- Occupation: Music executive
- Years active: 1980–present

= Clive Black =

British music publishing executive

Clive Black, is a British music executive. He is the founder of Blacklist Entertainment, and former managing director at EMI.

== Career ==
Black started his career at 16 years old, as a junior for Island Records in 1980, but moved into A&R. He was the scout responsible for signing Mark Hollis, lead singer and principal songwriter of the band Talk Talk, to Island Publishing. He also set up the dance label Positiva Records.

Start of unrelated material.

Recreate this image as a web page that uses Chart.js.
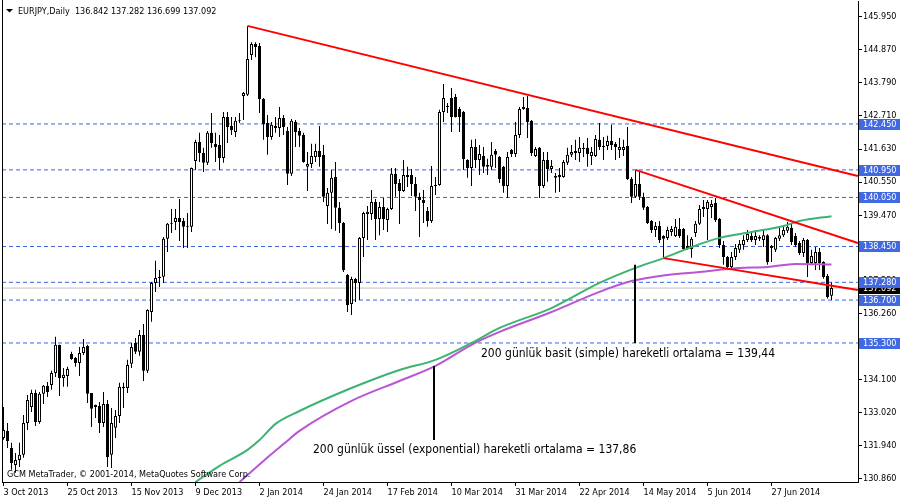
<!DOCTYPE html>
<html>
<head>
<meta charset="utf-8">
<script src="https://cdn.jsdelivr.net/npm/chart.js@4.4.0/dist/chart.umd.min.js"></script>
<style>
  html, body { margin: 0; padding: 0; background: #fff; }
  #wrap { width: 900px; height: 500px; }
</style>
</head>
<body>
<div id="wrap"><canvas id="c" width="900" height="500"></canvas></div>
<script>
// EURJPY günlük mumlar (okunan değerler)
const opens = [
  132.20,132.43,131.87,131.32,131.48,131.65,132.69,133.21,133.67,132.72,
  133.64,133.90,133.93,134.32,135.24,134.16,134.22,134.94,134.81,134.65,
  134.97,135.20,133.67,133.28,133.24,132.69,133.31,131.65,132.53,132.92,
  133.83,133.83,134.62,135.30,135.01,135.56,134.39,136.31,137.26,137.42,
  137.46,138.70,139.19,139.25,139.38,139.28,139.12,139.09,141.24,141.86,
  141.50,141.18,142.16,141.80,141.76,141.34,142.68,142.38,142.19,142.55,
  143.36,143.40,144.70,145.06,144.99,143.26,142.48,142.02,142.38,142.32,
  142.64,142.22,140.82,142.51,142.22,142.09,141.05,141.14,141.37,141.57,
  141.44,139.77,140.20,140.72,139.71,139.22,137.52,136.57,137.39,137.26,
  138.73,139.51,139.51,139.90,139.35,139.74,139.31,139.67,140.82,140.52,
  140.26,140.72,140.78,140.49,140.07,139.97,139.61,139.28,140.42,140.46,
  142.84,143.00,143.30,143.33,142.94,142.84,141.27,141.01,141.70,141.27,
  141.40,141.11,141.05,141.57,141.37,141.05,140.42,141.60,141.47,142.09,
  142.94,142.97,142.55,141.40,141.67,140.42,141.27,140.98,140.69,140.72,
  140.72,141.18,141.44,141.50,141.50,141.63,141.67,141.40,141.40,141.93,
  141.73,141.73,141.89,141.80,141.60,141.60,141.73,140.65,140.07,140.49,
  140.07,139.74,139.28,138.99,139.12,138.79,138.73,138.92,138.79,139.02,
  139.02,138.47,138.37,138.89,139.19,139.67,139.67,139.74,139.87,139.35,
  138.50,138.11,137.78,138.11,138.34,138.50,138.66,138.79,138.66,138.76,
  138.66,138.82,138.47,138.34,138.70,138.82,138.96,139.05,138.79,138.56,
  138.24,138.66,137.91,137.91,138.27,137.94,137.49,136.842
];
const highs = [
  133.21,132.69,132.04,131.71,132.04,132.95,133.60,133.77,133.77,133.70,
  133.93,134.03,134.39,135.50,135.24,134.48,134.52,135.01,134.84,135.17,
  135.43,135.24,133.67,133.28,133.37,133.70,133.44,133.18,133.11,134.00,
  134.00,134.75,135.30,135.46,135.72,135.92,136.40,137.29,137.98,137.68,
  138.76,139.22,139.67,139.67,140.00,139.38,139.54,141.03,141.93,142.16,
  141.67,142.22,142.81,142.16,142.09,142.84,142.84,142.68,142.68,142.81,
  143.49,145.65,145.12,145.12,145.09,143.30,142.74,142.51,142.68,143.00,
  142.74,142.35,142.61,142.58,142.32,142.16,141.53,141.80,141.80,142.38,
  141.76,140.36,140.95,141.21,139.90,139.25,137.55,137.46,137.42,138.76,
  139.58,139.77,140.29,140.00,139.90,140.03,139.71,141.01,141.01,140.65,
  141.27,141.05,140.98,140.72,140.20,140.29,139.74,141.08,140.72,142.91,
  143.75,143.13,143.62,143.43,143.00,142.87,141.30,141.93,141.96,141.76,
  141.70,141.31,141.86,141.63,141.40,141.08,141.53,141.63,142.51,143.00,
  143.33,143.36,142.58,141.70,141.70,141.53,141.53,141.27,140.85,141.01,
  141.27,141.67,141.76,141.93,142.02,141.83,141.99,141.70,142.09,142.48,
  142.02,142.06,142.42,141.86,141.99,141.93,142.35,140.72,140.95,140.88,
  140.20,139.77,139.31,139.25,139.28,138.82,139.09,139.12,139.35,139.38,
  139.05,138.82,138.76,139.28,139.80,139.97,139.97,139.97,140.03,139.38,
  138.63,138.14,138.27,138.53,138.66,138.82,138.99,138.92,138.99,138.82,
  138.99,138.85,138.50,138.76,139.05,139.15,139.25,139.22,138.89,138.63,
  138.73,138.69,138.34,138.43,138.40,137.97,137.55,137.282
];
const lows = [
  132.14,131.87,131.16,131.06,131.25,131.55,132.46,133.05,132.59,132.66,
  133.31,133.54,133.77,134.19,133.57,133.87,133.87,134.75,134.52,134.22,
  134.91,133.34,132.56,132.85,132.36,132.56,131.25,131.22,132.20,132.69,
  133.18,133.67,134.48,134.94,134.88,134.06,134.32,135.99,136.96,137.13,
  137.26,138.27,138.89,138.99,138.63,138.40,138.40,138.92,140.95,141.21,
  140.88,141.11,141.67,141.21,140.95,141.18,141.83,142.09,142.02,142.48,
  142.58,143.36,144.54,144.63,142.81,141.93,141.44,141.93,142.16,142.02,
  142.09,140.46,140.75,141.70,141.70,141.18,140.26,141.01,141.21,141.05,
  139.90,139.18,139.02,138.96,138.89,137.62,136.31,136.21,136.64,136.70,
  138.11,138.66,139.31,138.66,138.82,138.99,138.92,139.64,140.07,139.18,
  140.23,140.39,140.10,139.61,138.76,139.22,139.09,139.22,140.13,140.43,
  142.51,142.81,142.19,142.66,142.19,140.95,140.69,140.42,141.01,140.78,
  140.85,140.78,140.95,141.01,140.52,140.20,140.03,141.37,141.37,141.99,
  142.91,141.99,141.40,141.37,140.03,140.36,140.56,140.85,140.20,140.23,
  140.69,141.11,141.37,141.27,141.21,141.37,141.05,141.11,141.37,141.60,
  141.27,141.60,141.60,141.27,141.34,141.40,140.62,139.87,140.03,139.97,
  139.64,139.18,138.89,138.76,138.56,138.11,138.66,138.79,138.76,138.73,
  138.34,138.34,138.08,138.76,139.15,139.41,138.66,139.38,139.25,138.40,
  137.85,137.68,137.75,138.01,138.24,138.34,138.60,138.60,138.50,138.63,
  138.43,137.85,137.94,138.27,138.63,138.76,138.89,138.50,138.43,138.17,
  138.11,137.45,137.85,137.68,137.68,137.40,136.75,136.699
];
const closes = [
  132.46,132.10,131.38,131.48,131.65,132.69,133.44,133.67,132.72,133.64,
  133.90,133.70,134.32,135.24,134.16,134.26,134.45,134.78,134.65,134.97,
  135.17,133.64,133.15,133.21,132.69,133.31,131.58,132.69,132.92,133.87,
  133.87,134.58,135.17,135.01,135.56,134.39,136.38,137.26,137.42,137.46,
  138.70,139.19,139.21,139.38,139.25,139.09,139.09,141.01,141.86,141.50,
  141.18,142.16,141.83,141.70,141.34,142.68,142.35,142.25,142.55,142.58,
  143.46,144.57,145.06,144.96,143.26,142.45,142.02,142.42,142.32,142.64,
  142.35,140.82,142.55,142.19,142.06,141.21,141.14,141.40,141.57,141.37,
  140.07,140.20,140.69,139.71,139.22,137.68,136.54,137.39,137.26,138.73,
  139.54,139.58,139.90,139.35,139.74,139.35,139.67,140.82,140.49,140.26,
  140.78,140.78,140.49,140.07,139.97,139.87,139.28,140.42,140.46,142.84,
  143.30,143.04,142.68,142.68,142.68,141.30,141.01,141.70,141.27,141.47,
  141.05,141.05,141.44,141.44,140.65,140.42,141.37,141.47,142.09,142.94,
  143.00,142.51,141.50,141.63,140.42,141.27,140.98,141.08,140.75,140.78,
  141.21,141.44,141.53,141.57,141.67,141.67,141.47,141.53,141.96,141.70,
  141.70,141.89,141.76,141.70,141.70,141.70,140.65,140.07,140.49,140.07,
  139.71,139.22,138.99,139.12,138.66,138.70,138.99,139.02,139.09,138.79,
  138.37,138.37,138.70,139.19,139.67,139.74,139.90,139.84,139.31,138.50,
  138.11,137.78,138.11,138.40,138.53,138.66,138.86,138.66,138.79,138.70,
  138.82,137.94,138.40,138.73,138.82,138.99,139.09,138.60,138.50,138.24,
  138.66,137.91,138.14,138.27,137.91,137.45,136.80,137.092
];

// tarih etiketleri (mum sırası -> etiket)
const dateTicks = [0, 16, 32, 48, 64, 80, 96, 112, 128, 144, 160, 176, 192];
const dateLabels = ['3 Oct 2013', '25 Oct 2013', '15 Nov 2013', '9 Dec 2013', '2 Jan 2014', '24 Jan 2014',
  '17 Feb 2014', '10 Mar 2014', '31 Mar 2014', '22 Apr 2014', '14 May 2014', '5 Jun 2014', '27 Jun 2014'];

// fiyat ekseni etiketleri
const priceTicks = [145.95, 144.87, 143.79, 142.71, 141.63, 140.55, 139.47, 138.39, 137.33, 136.26, 135.18, 134.10, 133.02, 131.94, 130.86];

// yatay seviyeler ve son fiyat
const levels = [142.45, 140.95, 140.05, 138.45, 137.28, 136.70, 135.30];
const bid = 137.092;

// 200 günlük basit ortalama (yeşil) ve üssel ortalama (mor)
const smaIdx = [48, 54, 61, 64, 68, 74, 87, 99, 108, 117, 124, 137, 149, 158, 165, 172, 179, 187, 195, 199, 207];
const smaVal = [130.76, 131.29, 131.81, 132.13, 132.66, 133.08, 133.83, 134.42, 134.75, 135.30, 135.79, 136.44, 137.26, 137.75, 138.07, 138.43, 138.73, 138.92, 139.12, 139.28, 139.44];
const emaIdx = [59, 65, 70, 74, 87, 99, 108, 117, 124, 137, 149, 157, 166, 174, 184, 191, 198, 207];
const emaVal = [130.76, 131.45, 132.00, 132.43, 133.41, 134.06, 134.55, 135.24, 135.66, 136.31, 136.97, 137.32, 137.52, 137.62, 137.75, 137.78, 137.88, 137.86];

// trend çizgileri [başlangıç, bitiş] = [mum, fiyat]
const trendTop = [[61, 145.65], [213.6, 140.75]];
const trendMid = [[158, 140.95], [213.6, 138.56]];
const trendLow = [[165, 138.07], [213.6, 137.03]];

// açıklama çizgileri
const noteSma = [[157.875, 137.85], [157.875, 135.30]];
const noteEma = [[107.625, 134.55], [107.625, 132.13]];

const X_MIN = -0.375, X_MAX = 213.625;
const Y_MIN = 130.762, Y_MAX = 146.4625;
const FONT = "'DejaVu Sans Condensed', 'DejaVu Sans', sans-serif";

Chart.defaults.font.family = FONT;
Chart.defaults.font.size = 9;
Chart.defaults.color = '#000';

const toXY = arr => arr.map(p => ({ x: p[0], y: p[1] }));
const flat = v => [{ x: X_MIN, y: v }, { x: X_MAX, y: v }];
const idx = opens.map((_, i) => i);

const lineDs = (data, color, width, order, extra) => Object.assign({
  type: 'line', data: data, borderColor: color, borderWidth: width,
  pointRadius: 0, fill: false, order: order
}, extra || {});

const datasets = [];
levels.forEach(v => datasets.push(lineDs(flat(v), '#3b64e4', 1, 30, { borderDash: [4, 3] })));
datasets.push(lineDs(flat(bid), '#c0c0c0', 1, 29));

datasets.push({
  type: 'bar',
  data: idx.map(i => ({ x: i, y: [lows[i], highs[i]] })),
  backgroundColor: '#000',
  barThickness: 1, maxBarThickness: 1,
  grouped: false, inflateAmount: 0, order: 20
});
datasets.push({
  type: 'bar',
  data: idx.map(i => ({ x: i, y: [opens[i], closes[i]] })),
  backgroundColor: c => closes[c.dataIndex] >= opens[c.dataIndex] ? '#fff' : '#000',
  borderColor: '#000', borderWidth: 1, borderSkipped: false,
  barThickness: 3, maxBarThickness: 3, minBarLength: 1,
  grouped: false, inflateAmount: 0, order: 19
});

datasets.push(lineDs(smaIdx.map((x, k) => ({ x: x, y: smaVal[k] })), '#3cb371', 2, 10, { cubicInterpolationMode: 'monotone' }));
datasets.push(lineDs(emaIdx.map((x, k) => ({ x: x, y: emaVal[k] })), '#ba55d3', 2, 11, { cubicInterpolationMode: 'monotone' }));

[trendTop, trendMid, trendLow].forEach(t => datasets.push(lineDs(toXY(t), '#ff0000', 2, 5)));
[noteSma, noteEma].forEach(t => datasets.push(lineDs(toXY(t), '#000', 2, 4)));

// çerçeve, seviye etiketleri ve yazılar
const overlay = {
  id: 'overlay',
  afterDraw(chart) {
    const { ctx, chartArea: a, scales: { y } } = chart;
    ctx.save();
    ctx.strokeStyle = '#000';
    ctx.lineWidth = 1;
    ctx.beginPath();
    ctx.moveTo(a.left + 0.5, 0);
    ctx.lineTo(a.left + 0.5, a.bottom);
    ctx.stroke();

    ctx.font = '9px ' + FONT;
    ctx.textBaseline = 'middle';
    ctx.textAlign = 'left';
    const box = (v, bg) => {
      const py = Math.round(y.getPixelForValue(v));
      ctx.fillStyle = bg;
      ctx.fillRect(a.right + 1, py - 5, 42, 11);
      ctx.fillStyle = '#fff';
      ctx.fillText(v.toFixed(3), a.right + 5, py + 0.5);
    };
    box(bid, '#000');
    levels.forEach(v => box(v, '#4169e1'));

    ctx.fillStyle = '#000';
    ctx.textBaseline = 'alphabetic';
    ctx.fillText('EURJPY,Daily  136.842 137.282 136.699 137.092', 18, 14);
    ctx.fillText('GCM MetaTrader, \u00a9 2001-2014, MetaQuotes Software Corp.', 7, 477);
    ctx.beginPath();
    ctx.moveTo(6, 9); ctx.lineTo(13, 9); ctx.lineTo(9.5, 12.5); ctx.closePath();
    ctx.fill();

    ctx.font = '12px ' + FONT;
    ctx.fillText('200 günlük basit (simple) hareketli ortalama = 139,44', 481, 357);
    ctx.fillText('200 günlük üssel (exponential) hareketli ortalama = 137,86', 313, 453);
    ctx.restore();
  }
};

new Chart(document.getElementById('c'), {
  type: 'bar',
  data: { datasets: datasets },
  options: {
    responsive: false,
    animation: false,
    events: [],
    layout: { padding: { left: 2, top: 1, right: 0, bottom: 0 } },
    plugins: { legend: { display: false }, tooltip: { enabled: false } },
    scales: {
      x: {
        type: 'linear', min: X_MIN, max: X_MAX, offset: false,
        afterBuildTicks: s => { s.ticks = dateTicks.map(v => ({ value: v })); },
        afterFit: s => { s.height = 18; s.paddingLeft = 0; s.paddingRight = 0; },
        ticks: {
          autoSkip: false, maxRotation: 0, minRotation: 0, align: 'start', padding: 1,
          callback: v => dateLabels[dateTicks.indexOf(v)]
        },
        grid: { drawOnChartArea: false, drawTicks: true, tickLength: 4, color: '#000', offset: false },
        border: { display: true, color: '#000' }
      },
      y: {
        type: 'linear', position: 'right', min: Y_MIN, max: Y_MAX,
        afterBuildTicks: s => { s.ticks = priceTicks.map(v => ({ value: v })); },
        afterFit: s => { s.width = 42; s.paddingTop = 0; s.paddingBottom = 0; },
        ticks: { autoSkip: false, padding: 1, callback: v => Number(v).toFixed(3) },
        grid: { drawOnChartArea: false, drawTicks: true, tickLength: 4, color: '#000' },
        border: { display: true, color: '#000' }
      }
    }
  },
  plugins: [overlay]
});
</script>
</body>
</html>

Black then worked as Director of A&R at EMI, followed by Warner Music Group, before returning to EMI as Managing Director. He signed and released several UK number one singles such as Return of the Mack by Mark Morrison, Spaceman by Babylon Zoo, Something's Gotten Hold of My Heart by Marc Almond, I Wanna Be the Only One by Eternal, and Sleeping Satellite by Tasmin Archer. Throughout his career, Black has worked closely with artists such as Kate Bush, Cliff Richard, Kraftwerk, Afrika Bambaataa, Robert Palmer and Robbie Williams.

In 1997 he set up Blacklist Entertainment as a joint venture with Edel, and later took sole ownership in a management buy-out.

In 1998, he set up a new record label with Cliff Richards called Blacknight Productions.